Stop what you’re doing, right now.
Now, listen to this:
Welcome back. That goosepimply feeling currently running across your flesh was brought to by Hyperdust7 and is the kind of inspired touch that makes you simultaneously yearn for the BBC Radiophonic Workshop days and secretly makes you wish the BBC would embrace that same experimental fervour that it was once synonymous with.
For the Muso’s out there the piece was played primarily on a Minimoog Voyager Old School Synthesiser– the 2002 redesign of the groundbreaking 1970’s invention by Bill Hemsath and electronics pioneer Robert Moog.

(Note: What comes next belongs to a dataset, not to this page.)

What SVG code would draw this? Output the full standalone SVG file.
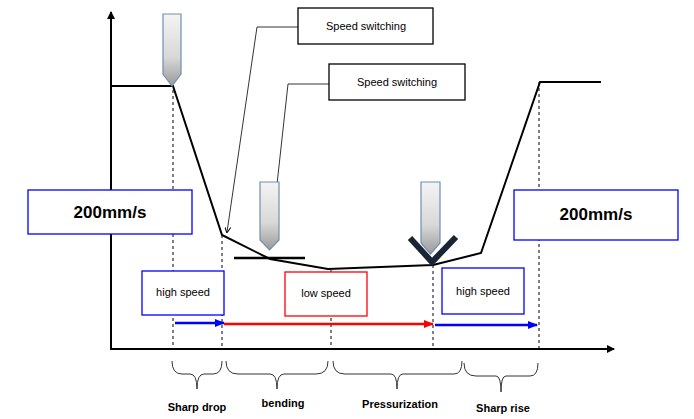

More compact and light than the cumbersome than the larger Modular Synthesisers — which become popular in studio recordings but impossible to lug on stage for live performances — the Minimoog’s were like the lithe, knowledgeable younger cousins of synthesisers all rolled up cigarettes, Camus, duffel coats and Kraftwork records.
It was a sophisticated instrument which went beyond its original M.O of simply providing the player with the same dexterity they’d receive in a studio, on stage, to remain an intuitive and in demand weapon in the keyboardists arsenal.
The Minimoog became in the words of rock dinosaur and Round Table enthusiast Rick Wakeman the sole chance for lamented keyboardists to give guitarists a run for their money.
It can be heard on such varied tracks by artists such as Yes, Chicago, Jeff Beck, Devo, Radiohead and, unfortunately, Emerson, Lake and Palmer.